Task to complete:
Pictures stay out of this copy, which runs from the first line of the material through the line containing "plt.rcParams['font.family'] = ['Liberation".

Task input:
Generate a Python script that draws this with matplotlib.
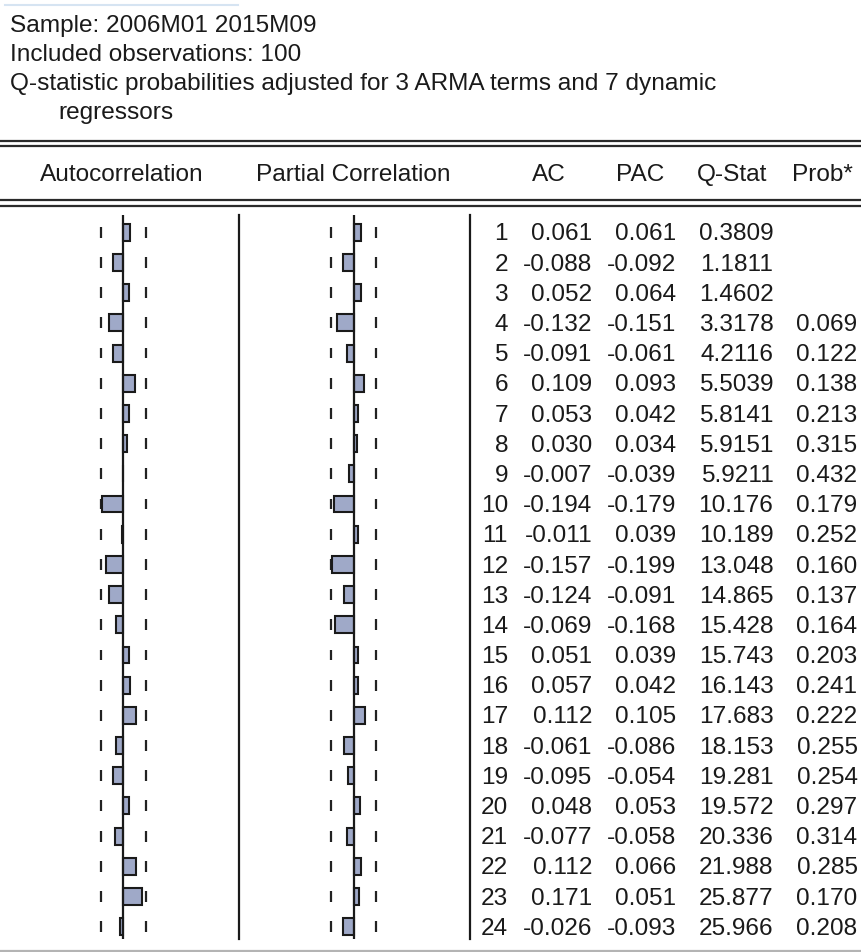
import numpy as np
import matplotlib.pyplot as plt

plt.rcParams['font.family'] = ['Liberation Sans', 'DejaVu Sans']

# Correlogram values (read from the EViews output)
nobs = 100
lags = np.arange(1, 25)
ac = [0.061, -0.088, 0.052, -0.132, -0.091, 0.109, 0.053, 0.030, -0.007, -0.194,
      -0.011, -0.157, -0.124, -0.069, 0.051, 0.057, 0.112, -0.061, -0.095, 0.048,
      -0.077, 0.112, 0.171, -0.026]
pac = [0.061, -0.092, 0.064, -0.151, -0.061, 0.093, 0.042, 0.034, -0.039, -0.179,
       0.039, -0.199, -0.091, -0.168, 0.039, 0.042, 0.105, -0.086, -0.054, 0.053,
       -0.058, 0.066, 0.051, -0.093]
qstat = ["0.3809", "1.1811", "1.4602", "3.3178", "4.2116", "5.5039", "5.8141", "5.9151",
         "5.9211", "10.176", "10.189", "13.048", "14.865", "15.428", "15.743", "16.143",
         "17.683", "18.153", "19.281", "19.572", "20.336", "21.988", "25.877", "25.966"]
prob = ["", "", "", "0.069", "0.122", "0.138", "0.213", "0.315", "0.432", "0.179",
        "0.252", "0.160", "0.137", "0.164", "0.203", "0.241", "0.222", "0.255", "0.254",
        "0.297", "0.314", "0.285", "0.170", "0.208"]
header_lines = ["Sample: 2006M01 2015M09",
                "Included observations: 100",
                "Q-statistic probabilities adjusted for 3 ARMA terms and 7 dynamic",
                "regressors"]
col_names = ["Autocorrelation", "Partial Correlation", "AC", "PAC", "Q-Stat", "Prob*"]

W, H = 861, 952
fs = 17.6
txt_col = '#1a1a1a'
bar_col = '#9fa9c8'
bound = 2 / np.sqrt(nobs)

fig = plt.figure(figsize=(W / 100, H / 100), dpi=100)

# background layer in pixel units (rules, header)
bg = fig.add_axes([0, 0, 1, 1])
bg.set_xlim(0, W)
bg.set_ylim(H, 0)
bg.axis('off')

bg.plot([5, 238], [5, 5], color='#d6e4f2', lw=1.5)
for i, (s, x) in enumerate(zip(header_lines, [10, 10, 10, 58])):
    bg.text(x, 26 + i * 29, s, fontsize=fs, color=txt_col, ha='left', va='center')

for y in [141, 146, 199.5, 205.5]:
    bg.plot([0, W], [y, y], color='#2a2a2a', lw=1.6)
bg.plot([0, W], [950.5, 950.5], color='#b4b4b4', lw=1.6)

for name, x in zip(col_names, [122, 353, 549, 640, 732, 822]):
    bg.text(x, 175, name, fontsize=fs, color=txt_col, ha='center', va='center')

for x in [239.3, 470]:
    bg.plot([x, x], [215, 939], color='#1a1a1a', lw=1.6)

# row geometry
y_top, y_bot = 215, 939
row0, step = 232.3, 30.19
ylim = (1 + (y_bot - row0) / step, 1 + (y_top - row0) / step)
ax_rect_y = (1 - y_bot / H, (y_bot - y_top) / H)
scale = 111.5  # pixels per unit correlation
half = 110


def corr_panel(center, values):
    ax = fig.add_axes([(center - half) / W, ax_rect_y[0], 2 * half / W, ax_rect_y[1]])
    ax.set_xlim(-half / scale, half / scale)
    ax.set_ylim(*ylim)
    ax.axis('off')
    ax.vlines([-bound, bound] * len(lags),
              np.repeat(lags, 2) - 0.18, np.repeat(lags, 2) + 0.18,
              color='#222222', lw=1.6, zorder=1)
    ax.barh(lags, values, height=0.56, left=0, color=bar_col,
            edgecolor='#1a1a1a', lw=1.5, zorder=2)
    ax.axvline(0, color='#1a1a1a', lw=1.6, zorder=3)
    return ax


corr_panel(123.3, ac)
corr_panel(353.7, pac)

# numeric columns
tab = fig.add_axes([0, ax_rect_y[0], 1, ax_rect_y[1]])
tab.set_xlim(0, W)
tab.set_ylim(*ylim)
tab.axis('off')
for i, lag in enumerate(lags):
    row = [str(lag), f"{ac[i]:.3f}", f"{pac[i]:.3f}", qstat[i], prob[i]]
    for s, x in zip(row, [508, 592.5, 676.5, 773.5, 857.5]):
        tab.text(x, lag + 0.07, s, fontsize=fs, color=txt_col, ha='right', va='center')

fig.savefig('out.png', dpi=100)
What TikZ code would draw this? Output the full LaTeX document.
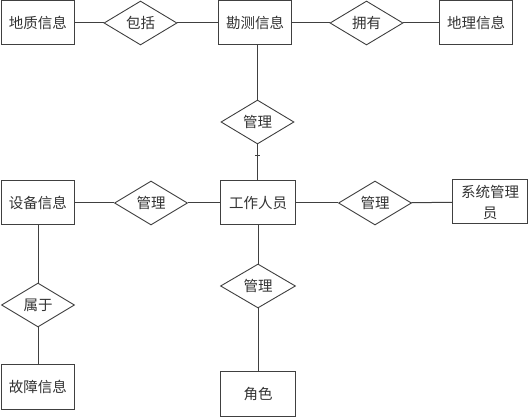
\documentclass[tikz,border=0pt]{standalone}
\usepackage{fontspec}
\newfontfamily\cjk{Noto Sans CJK SC}
\usetikzlibrary{shapes.geometric}
\definecolor{ln}{HTML}{404040}
\definecolor{tx}{HTML}{333333}
\tikzset{
  ent/.style={draw=ln, line width=1pt, minimum width=73pt, minimum height=44pt, inner sep=0pt, font=\cjk\fontsize{14.5}{21}\selectfont, text=tx, align=center},
  rel/.style={draw=ln, line width=0.9pt, diamond, minimum width=73pt, minimum height=44pt, inner sep=0pt, font=\cjk\fontsize{14.5}{21}\selectfont, text=tx},
  conn/.style={draw=ln, line width=1pt}
}
\begin{document}
\begin{tikzpicture}[x=1pt,y=1pt]
\useasboundingbox (0,0) rectangle (530,419);
\fill[white] (0,0) rectangle (530,419);
% top row
\node[ent] (dz) at (38,396) {地质信息};
\node[rel] (bk) at (140.5,396) {包括};
\node[ent] (kc) at (255,396) {勘测信息};
\node[rel] (yy) at (366.5,396) {拥有};
\node[ent] (dl) at (476,396) {地理信息};
% middle
\node[rel] (gla) at (257.5,297) {管理};
\node[ent] (sb) at (38,216) {设备信息};
\node[rel] (glb) at (151,216) {管理};
\node[ent, minimum width=75pt] (gz) at (258,216) {工作人员};
\node[rel] (glc) at (375,216) {管理};
\node[ent, minimum width=75pt] (xt) at (490,217) {系统管理\\员};
% bottom
\node[rel] (sy) at (38,114) {属于};
\node[ent, minimum height=45pt] (gzxx) at (38,32) {故障信息};
\node[rel, minimum width=75pt] (gld) at (258,133) {管理};
\node[ent, minimum width=75pt, minimum height=45pt] (js) at (258,25) {角色};
% connectors
\draw[conn] (dz) -- (bk);
\draw[conn] (bk) -- (kc);
\draw[conn] (kc) -- (yy);
\draw[conn] (yy) -- (dl);
\draw[conn] (kc.south -| gla.north) -- (gla.north);
\draw[conn] (gla.south) -- (gz.north -| gla.south);
\draw[line width=1.8pt, ln] (gla.south) -- ++(0,-11) coordinate (tk);
\draw[line width=0.9pt, ln] ([xshift=-2.5pt]tk) -- ([xshift=2.5pt]tk);
\draw[conn] (sb) -- (glb);
\draw[conn] (glb) -- (gz);
\draw[conn] (gz) -- (glc);
\draw[conn] (glc) -- (xt);
\draw[conn] (sb) -- (sy);
\draw[conn] (sy) -- (gzxx);
\draw[conn] (gz) -- (gld);
\draw[conn] (gld) -- (js);
\end{tikzpicture}
\end{document}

Expected answer:
Generate a Python script that draws this with matplotlib.
import numpy as np
import matplotlib.pyplot as plt

plt.rcParams['font.family'] = ['Liberation Sans', 'DejaVu Sans']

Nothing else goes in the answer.